Budaya Kolonial yang Mengakar pada Millenial
Meskipun millenial dapat dikatakan sudah open minded dan mampu berfikir kritis. Kondisi mereka yang masih minim pengetahuan dan akses pendidikan justru menyebabkan tetap mengkarnya budaya kolonial generasi sebelumnya salah satunya pernikahan anak. Namun, dimasa sekarang, alasan menikah muda berbeda dengan masa masa sebelumnya yang memang menikah karena menganggap sudah waktunya.
Ditahun 2019 KPPPA mencatat terdapat 43.8 juta anak indonesia menikah diusia 19 tahun. Meskipun telah ada UU yang menegaskan terkait batasan usia pernikahan, beberapa dispensasi membuat UU ini tak berlaku lagi. Salah satu dispensasi yang sering diterima oleh KPPPA adalah, terjadinya kehamilan diluar nikah yang menyebabkan si anak harus segera dinikahkan meski kemudian usia mereka masih dibawah batas minimal usia menikah menurut Undang-Undang.
Kondisi ini, disebabkan tadi. Mudahnya akses remaja khususnya pada konten negatif, yang tidak diimbangi dengan edukasi terkait kesehatan reproduksi. Karena tidak dapat dipungkiri, ketika menikah diusia dini yang belum matang baik secara fisik, mental, dan juga finansial memiliki dampak yang sangat riskan. Mulai dari kesehatan reproduksi bahkan hingga kesehatan mental anak itu sendiri. Sehingga tak jarang, perkawinan anak berujung pada perceraian.
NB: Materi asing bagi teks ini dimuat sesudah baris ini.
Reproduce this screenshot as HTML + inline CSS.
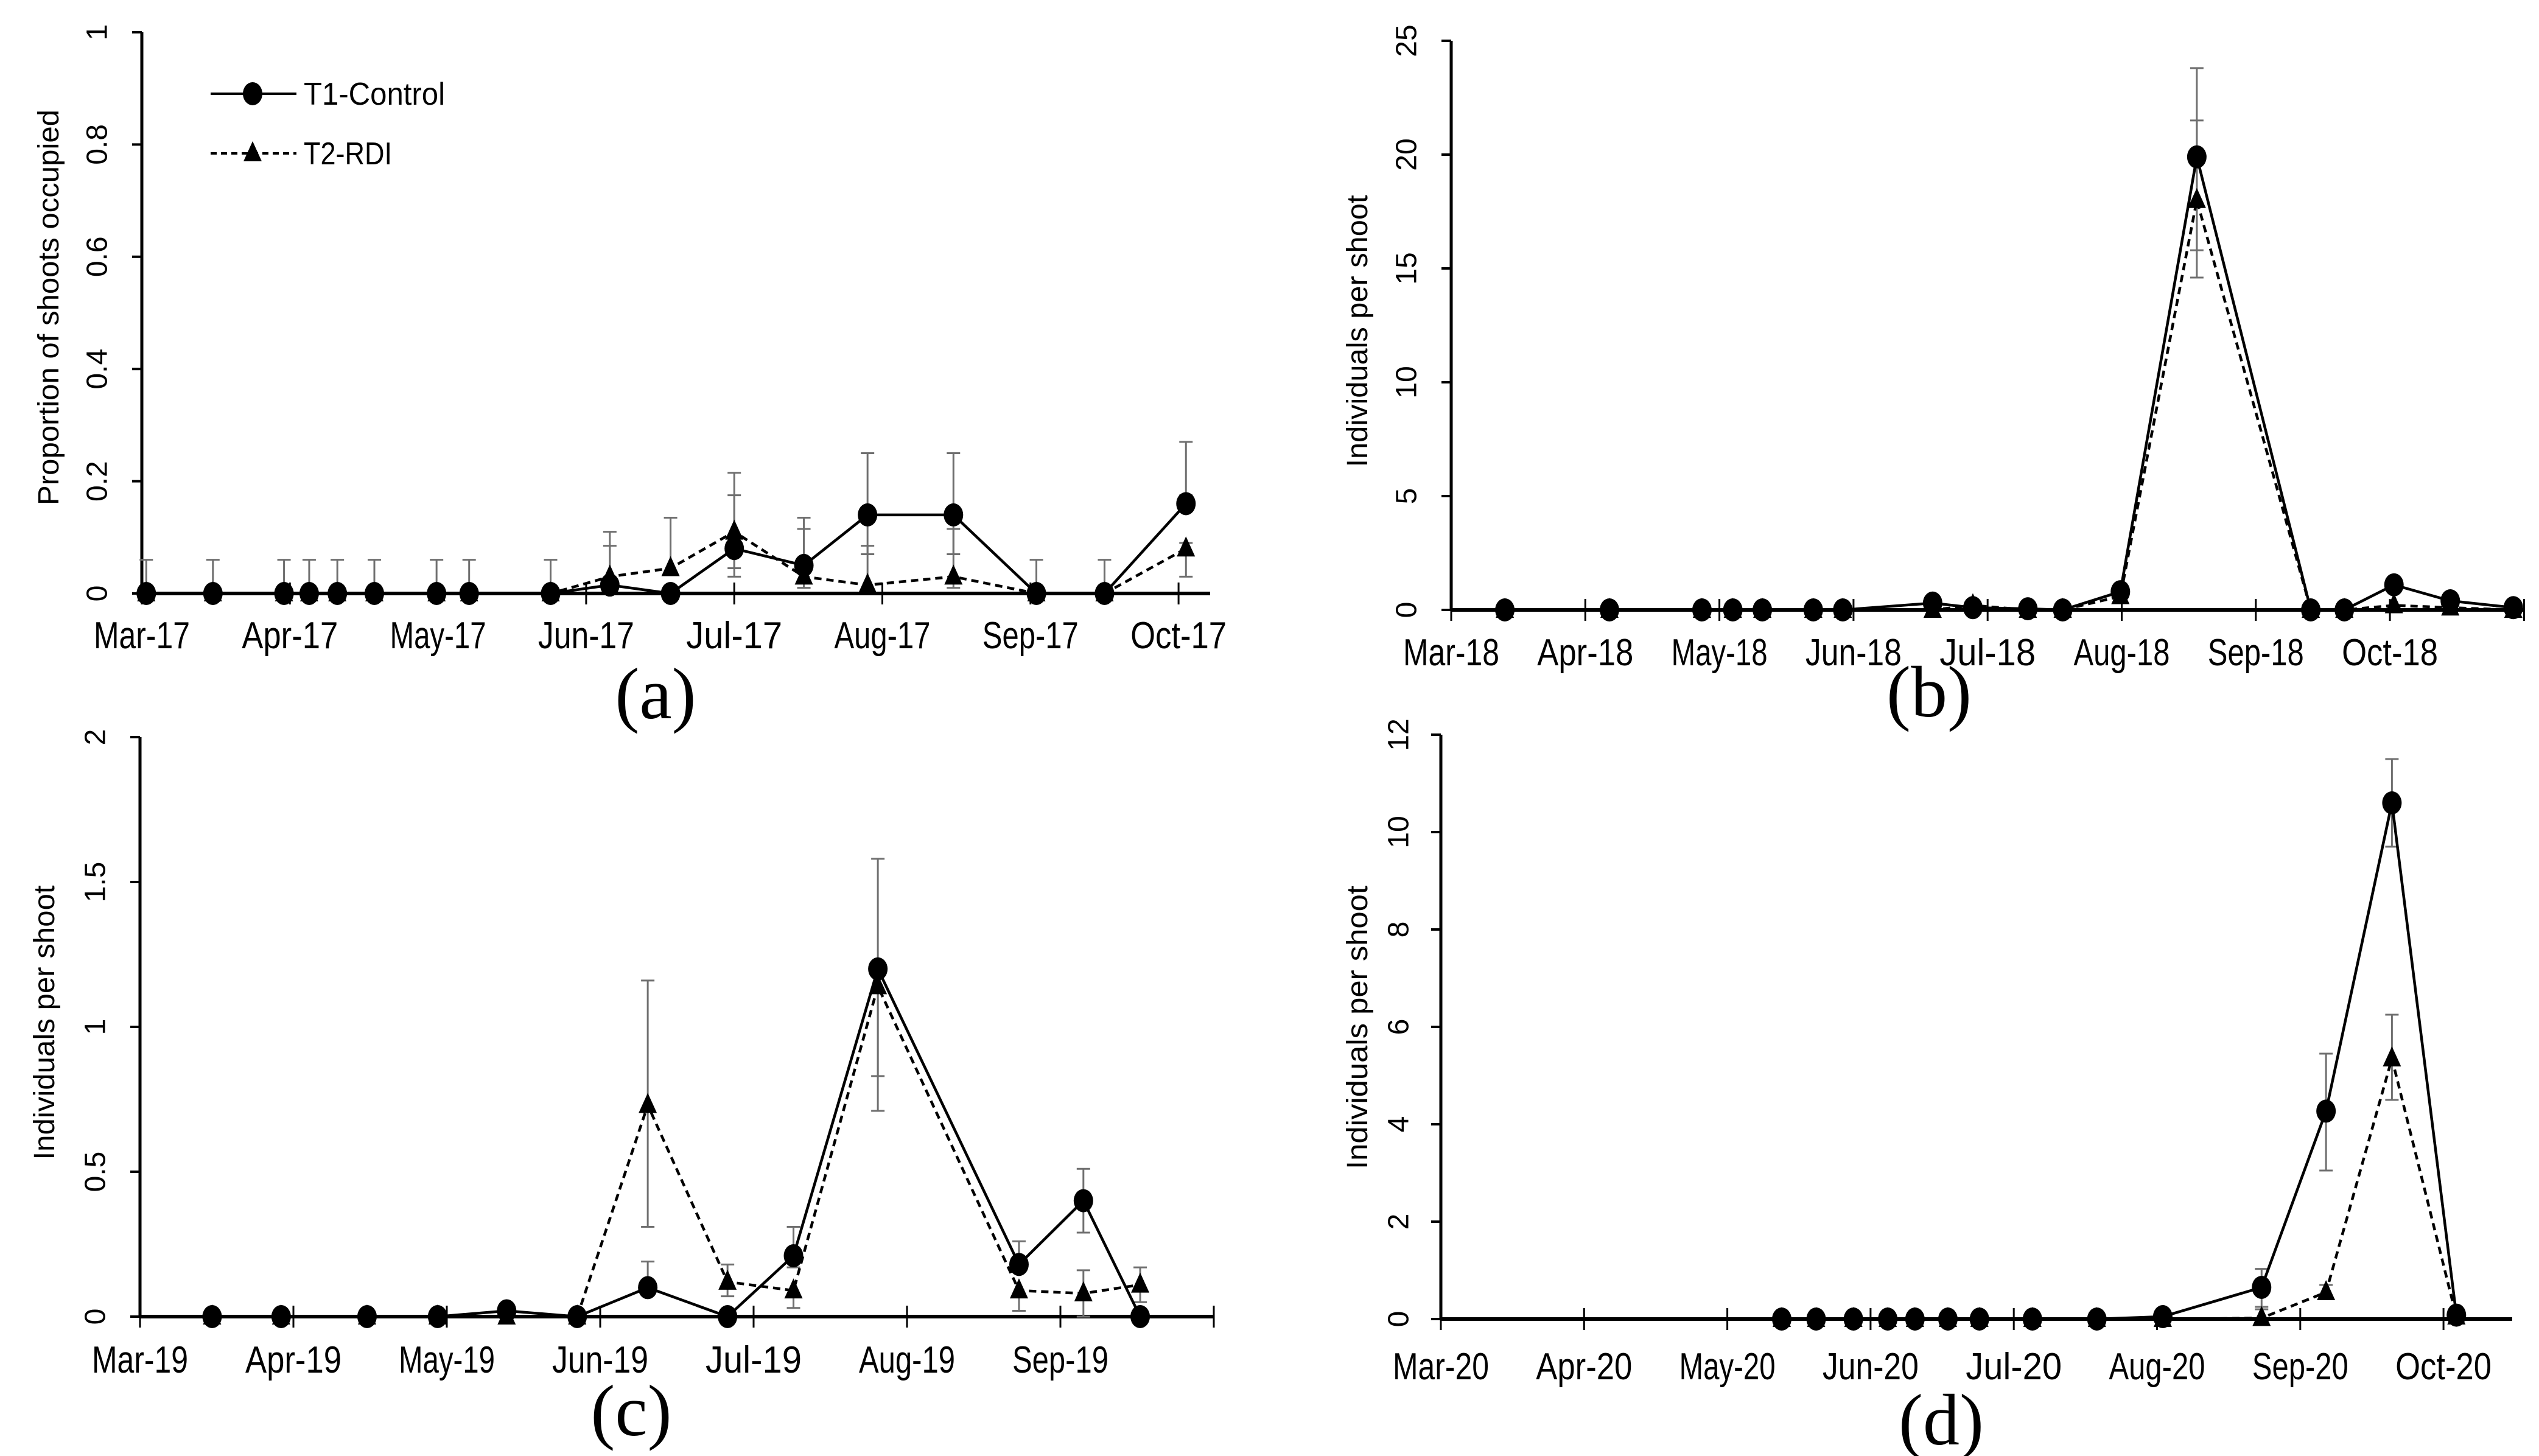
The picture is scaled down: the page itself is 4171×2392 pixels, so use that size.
<!DOCTYPE html>
<html><head><meta charset="utf-8"><style>
html,body{margin:0;padding:0;background:#fff;}
svg{display:block;}
text{font-family:"Liberation Sans",sans-serif;fill:#000;}
</style></head><body>
<svg id="fig" width="4171" height="2392" viewBox="0 0 4171 2392" xmlns="http://www.w3.org/2000/svg"></svg>
<script>
// ---------- Panel (a) data ----------
const aMonths = ["Mar-17","Apr-17","May-17","Jun-17","Jul-17","Aug-17","Sep-17","Oct-17"];
const aX = [0.03,0.48,0.96,1.13,1.32,1.57,1.99,2.21,2.76,3.16,3.57,4.0,4.47,4.90,5.48,6.04,6.50,7.05];
const aCtrl = [0,0,0,0,0,0,0,0,0,0.015,0,0.08,0.05,0.14,0.14,0,0,0.16];
const aRdi = [0,0,0,0,0,0,0,0,0,0.03,0.045,0.11,0.03,0.015,0.03,0,0,0.08];
const aCtrlHi = [0.06,0.06,0.06,0.06,0.06,0.06,0.06,0.06,0.06,0.085,null,0.175,0.115,0.25,0.25,0.06,0.06,0.27];
const aCtrlLo = [null,null,null,null,null,null,null,null,null,null,null,0.045,0.01,0.07,0.07,null,null,0.175];
const aRdiHi = [null,null,null,null,null,null,null,null,null,0.11,0.135,0.215,0.135,0.085,0.115,null,null,0.09];
const aRdiLo = [null,null,null,null,null,null,null,null,null,null,null,0.03,0.01,null,0.01,null,null,0.03];
const aYTicks = ["0","0.2","0.4","0.6","0.8","1"];
// ---------- Panel (b) data ----------
const bMonths = ["Mar-18","Apr-18","May-18","Jun-18","Jul-18","Aug-18","Sep-18","Oct-18"];
const bX = [0.40,1.18,1.87,2.10,2.32,2.70,2.92,3.59,3.89,4.30,4.56,4.99,5.56,6.41,6.66,7.03,7.45,7.92];
const bCtrl = [0,0,0,0,0,0,0,0.3,0.1,0.05,0,0.8,19.9,0,0,1.1,0.4,0.1];
const bRdi = [0,0,0,0,0,0,0,0,0.2,0,0,0.6,18,0,0,0.2,0.1,0];
const bCtrlHi = [null,null,null,null,null,null,null,null,null,null,null,null,23.8,null,null,null,null,null];
const bCtrlLo = [null,null,null,null,null,null,null,null,null,null,null,null,15.8,null,null,null,null,null];
const bRdiHi = [null,null,null,null,null,null,null,null,null,null,null,null,21.5,null,null,null,null,null];
const bRdiLo = [null,null,null,null,null,null,null,null,null,null,null,null,14.6,null,null,null,null,null];
const bYTicks = ["0","5","10","15","20","25"];
// ---------- Panel (c) data ----------
const cMonths = ["Mar-19","Apr-19","May-19","Jun-19","Jul-19","Aug-19","Sep-19"];
const cX = [0.47,0.92,1.48,1.94,2.39,2.85,3.31,3.83,4.26,4.81,5.73,6.15,6.52];
const cCtrl = [0,0,0,0,0.02,0,0.1,0,0.21,1.2,0.18,0.4,0];
const cRdi = [0,0,0,0,0,0,0.73,0.12,0.09,1.14,0.09,0.08,0.11];
const cCtrlHi = [null,null,null,null,null,null,0.19,null,0.31,1.58,0.26,0.51,null];
const cCtrlLo = [null,null,null,null,null,null,null,null,0.17,0.83,null,0.29,null];
const cRdiHi = [null,null,null,null,null,null,1.16,0.18,null,null,null,0.16,0.17];
const cRdiLo = [null,null,null,null,null,null,0.31,0.07,0.03,0.71,0.02,0,0.05];
const cYTicks = ["0","0.5","1","1.5","2"];
// ---------- Panel (d) data ----------
const dMonths = ["Mar-20","Apr-20","May-20","Jun-20","Jul-20","Aug-20","Sep-20","Oct-20"];
const dX = [2.38,2.62,2.88,3.12,3.31,3.54,3.76,4.13,4.58,5.04,5.73,6.18,6.64,7.09];
const dCtrl = [0,0,0,0,0,0,0,0,0,0.05,0.65,4.27,10.6,0.08];
const dRdi = [0,0,0,0,0,0,0,0,0,0,0.02,0.55,5.35,0.05];
const dCtrlHi = [null,null,null,null,null,null,null,null,null,null,1.03,5.45,11.5,null];
const dCtrlLo = [null,null,null,null,null,null,null,null,null,null,0.25,3.05,9.7,null];
const dRdiHi = [null,null,null,null,null,null,null,null,null,null,0.2,0.7,6.25,null];
const dRdiLo = [null,null,null,null,null,null,null,null,null,null,null,null,4.5,null];
const dYTicks = ["0","2","4","6","8","10","12"];

const NS = "http://www.w3.org/2000/svg";
const svg = document.getElementById("fig");
function mk(tag, attrs, parent){
  const e = document.createElementNS(NS, tag);
  for (const k in attrs) e.setAttribute(k, attrs[k]);
  (parent||svg).appendChild(e);
  return e;
}

function panel(cfg){
  const g = mk("g", {});
  
  
  const yMax = cfg.yMax;
  const X = m => cfg.x0 + m * cfg.dx;
  const Y = v => cfg.y0 - (v / yMax) * (cfg.y0 - cfg.yTop);
  const ya = mk("line", {x1:cfg.x0, y1:cfg.yTop, x2:cfg.x0, y2:cfg.y0, stroke:"#000", "stroke-width":5}, g);
  
  
  cfg.yTicks.forEach(t => {
    const v = parseFloat(t);
    const yy = Y(v);
    mk("line", {x1:cfg.x0-16, y1:yy, x2:cfg.x0, y2:yy, stroke:"#000", "stroke-width":4}, g);
    const tx = mk("text", {x:cfg.ylx, y:yy, "font-size":48, "text-anchor":"middle", transform:`rotate(-90 ${cfg.ylx} ${yy})`, "dominant-baseline":"central"}, g);
    tx.textContent = t;
    
    
  });
  const yt = mk("text", {x:cfg.ytx, y:cfg.ytc, "font-size":48, "text-anchor":"middle", transform:`rotate(-90 ${cfg.ytx} ${cfg.ytc})`, textLength:cfg.ytLen, lengthAdjust:"spacingAndGlyphs"}, g);
  yt.textContent = cfg.yTitle;
  
  
  const xa = mk("line", {x1:cfg.x0, y1:cfg.y0, x2:cfg.xEnd, y2:cfg.y0, stroke:"#000", "stroke-width":6}, g);
  
  
  const nT = Math.floor((cfg.xEnd - cfg.x0) / cfg.dx + 0.01);
  for (let i = 0; i <= nT; i++) {
    mk("line", {x1:X(i), y1:cfg.y0-18, x2:X(i), y2:cfg.y0+18, stroke:"#000", "stroke-width":3}, g);
  }
  cfg.months.forEach((m, i) => {
    const tx = mk("text", {x:X(i), y:cfg.xly, "font-size":62, "text-anchor":"middle", textLength:158, lengthAdjust:"spacingAndGlyphs"}, g);
    tx.textContent = m;
    
    
  });
  function eb(xs, vals, hi, lo, name){
    xs.forEach((m, i) => {
      const xx = X(m);
      const top = hi[i] != null ? hi[i] : vals[i];
      const bot = lo[i] != null ? lo[i] : vals[i];
      if (top === bot) return;
      const e = mk("g", {stroke:"#6f6f6f", "stroke-width":3}, g);
      
      
      mk("line", {x1:xx, y1:Y(top), x2:xx, y2:Y(bot)}, e);
      if (hi[i] != null) mk("line", {x1:xx-11, y1:Y(hi[i]), x2:xx+11, y2:Y(hi[i])}, e);
      if (lo[i] != null) mk("line", {x1:xx-11, y1:Y(lo[i]), x2:xx+11, y2:Y(lo[i])}, e);
    });
  }
  eb(cfg.xs, cfg.ctrl, cfg.ctrlHi, cfg.ctrlLo, "control");
  eb(cfg.xs, cfg.rdi, cfg.rdiHi, cfg.rdiLo, "rdi");
  const ptsR = cfg.xs.map((m,i) => X(m) + "," + Y(cfg.rdi[i])).join(" ");
  const lr = mk("polyline", {points:ptsR, fill:"none", stroke:"#000", "stroke-width":4.5, "stroke-dasharray":"12,8"}, g);
  
  
  const ptsC = cfg.xs.map((m,i) => X(m) + "," + Y(cfg.ctrl[i])).join(" ");
  const lc = mk("polyline", {points:ptsC, fill:"none", stroke:"#000", "stroke-width":4.5}, g);
  
  
  cfg.xs.forEach((m, i) => {
    const xx = X(m), yy = Y(cfg.rdi[i]);
    const t = mk("polygon", {points:`${xx},${yy-20} ${xx-15},${yy+13} ${xx+15},${yy+13}`, fill:"#000"}, g);
    
    
  });
  cfg.xs.forEach((m, i) => {
    const c = mk("ellipse", {cx:X(m), cy:Y(cfg.ctrl[i]), rx:16, ry:19, fill:"#000"}, g);
    
    
  });
  const pl = mk("text", {x:cfg.plx, y:cfg.ply, "font-size":120, "text-anchor":"middle", style:"font-family:'Liberation Serif',serif"}, g);
  pl.textContent = "(" + cfg.id + ")";
  
  
}

panel({id:"a", x0:233, dx:243.3, xEnd:1988, y0:975, yTop:53, yMax:1, yTicks:aYTicks, months:aMonths,
  xs:aX, ctrl:aCtrl, rdi:aRdi, ctrlHi:aCtrlHi, ctrlLo:aCtrlLo, rdiHi:aRdiHi, rdiLo:aRdiLo,
  ylx:160, ytx:96, ytc:505, ytLen:650, yTitle:"Proportion of shoots occupied", xly:1065, plx:1077, ply:1180});
panel({id:"b", x0:2384, dx:220.3, xEnd:4146, y0:1002, yTop:67, yMax:25, yTicks:bYTicks, months:bMonths,
  xs:bX, ctrl:bCtrl, rdi:bRdi, ctrlHi:bCtrlHi, ctrlLo:bCtrlLo, rdiHi:bRdiHi, rdiLo:bRdiLo,
  ylx:2311, ytx:2246, ytc:544, ytLen:447, yTitle:"Individuals per shoot", xly:1093, plx:3169, ply:1177});
panel({id:"c", x0:230, dx:252, xEnd:1994, y0:2163, yTop:1211, yMax:2, yTicks:cYTicks, months:cMonths,
  xs:cX, ctrl:cCtrl, rdi:cRdi, ctrlHi:cCtrlHi, ctrlLo:cCtrlLo, rdiHi:cRdiHi, rdiLo:cRdiLo,
  ylx:157, ytx:89, ytc:1680, ytLen:451, yTitle:"Individuals per shoot", xly:2255, plx:1037, ply:2358});
panel({id:"d", x0:2367, dx:235.3, xEnd:4127, y0:2167, yTop:1207, yMax:12, yTicks:dYTicks, months:dMonths,
  xs:dX, ctrl:dCtrl, rdi:dRdi, ctrlHi:dCtrlHi, ctrlLo:dCtrlLo, rdiHi:dRdiHi, rdiLo:dRdiLo,
  ylx:2298, ytx:2246, ytc:1688, ytLen:466, yTitle:"Individuals per shoot", xly:2266, plx:3189, ply:2373});

const lg = mk("g", {});


const l1 = mk("g", {}, lg);


mk("line", {x1:346, y1:154, x2:487, y2:154, stroke:"#000", "stroke-width":4}, l1);
mk("ellipse", {cx:415, cy:154, rx:16, ry:19, fill:"#000"}, l1);
const t1 = mk("text", {x:499, y:172, "font-size":52, textLength:232, lengthAdjust:"spacingAndGlyphs", fill:"#333"}, l1);
t1.textContent = "T1-Control";
const l2 = mk("g", {}, lg);


mk("line", {x1:346, y1:252, x2:487, y2:252, stroke:"#000", "stroke-width":4, "stroke-dasharray":"10,7"}, l2);
mk("polygon", {points:"415,232 400,265 430,265", fill:"#000"}, l2);
const t2 = mk("text", {x:499, y:270, "font-size":52, textLength:145, lengthAdjust:"spacingAndGlyphs", fill:"#333"}, l2);
t2.textContent = "T2-RDI";
</script>
</body></html>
Data terkait kasus perceraian menyebutkan, ditahun 2018 angka perceraian mengalami peningkatan menjadi 419.2 ribu dari tahun sebelumnya yang sekitar 374.5 ribu.
Masa Pandemi, KGBO Meningkat Hingga Hari Ini
Lima bulan terakhir, kegiatan sosial masyarakat berubah. Hampir 90% beralih menjadi kegiatan daring. Tidak menutup kemungkinan pada kekerasan seksual, yang juga menjadi massif belakangan. Pada pertengahan Juli 2020 ini, menurut DP3AK Jatim terjadu peningkatan kasus kekerasan seksual sebesar 41% dan kebanyakan berupa Kekerasan Berbasis Gender Online (KBGO). Salah satunya, lagi trending di hari ini kasus Gilang yang memakan banyak korban.
KBGO atau perundungan digital ini terjadi tidak hanya menimpa perempuan tapi siapa saja dpaat menjadi korban. Mulai dari hal sepele, body shamming di kolom komentar, victim blamming, bahkan pada tingkatan yang lebih parah adalah penyebaran video, konten, ean meme yang cenderung negatif dan mengarah pada pelecehan bagi perempuan maupun laki-laki.
Generasi millenial saat ini, sudah seharusnya menjadi agen Cyber Violence. Karena tidak dapat kita pungkiri bahwa negara belum sepenuhnya menjadikan perdamaian dan penghapusan kekerasan seksual sebagai skala prioritas, hal ini terbukti dengan dihapuskannya pembahasan RUU P-KS dari prolegnas tahun 2020.
Perlu ditekankan kembali, korban kekerasan seksual tidak melulu perempuan. Tapi siapa saja dapat berpeluang menjadi korban. Untuk itu gerakan feminis dianggap perlu untuk menjadi gerakan bersama dalam mendesak pemerintah untuk menaruh perhatian lebih terhadap kasus kekerasan seksual ini. Tidak hanya millenial, tapi kita harus mampu saling berkolaborasi dengan seluruh elemen untuk mengawal bersama pengarusutamaan gender dan juga pengentasan kekerasan seksual terlebih dimasa pandemi seperti sekarang.
Kita harus tegas dan memberanikan diri dalam menanggapi dan melaporkan kasus-kasus pelecehan yang terjari disekitar kita. Agar pelaku jera, dan korban merasa aman dan terlindungi. Sehingga, nilai perdamaian dan kemanusiaan mampu disuarakan untuk terciptanya keharmonisan dalam kehidupan.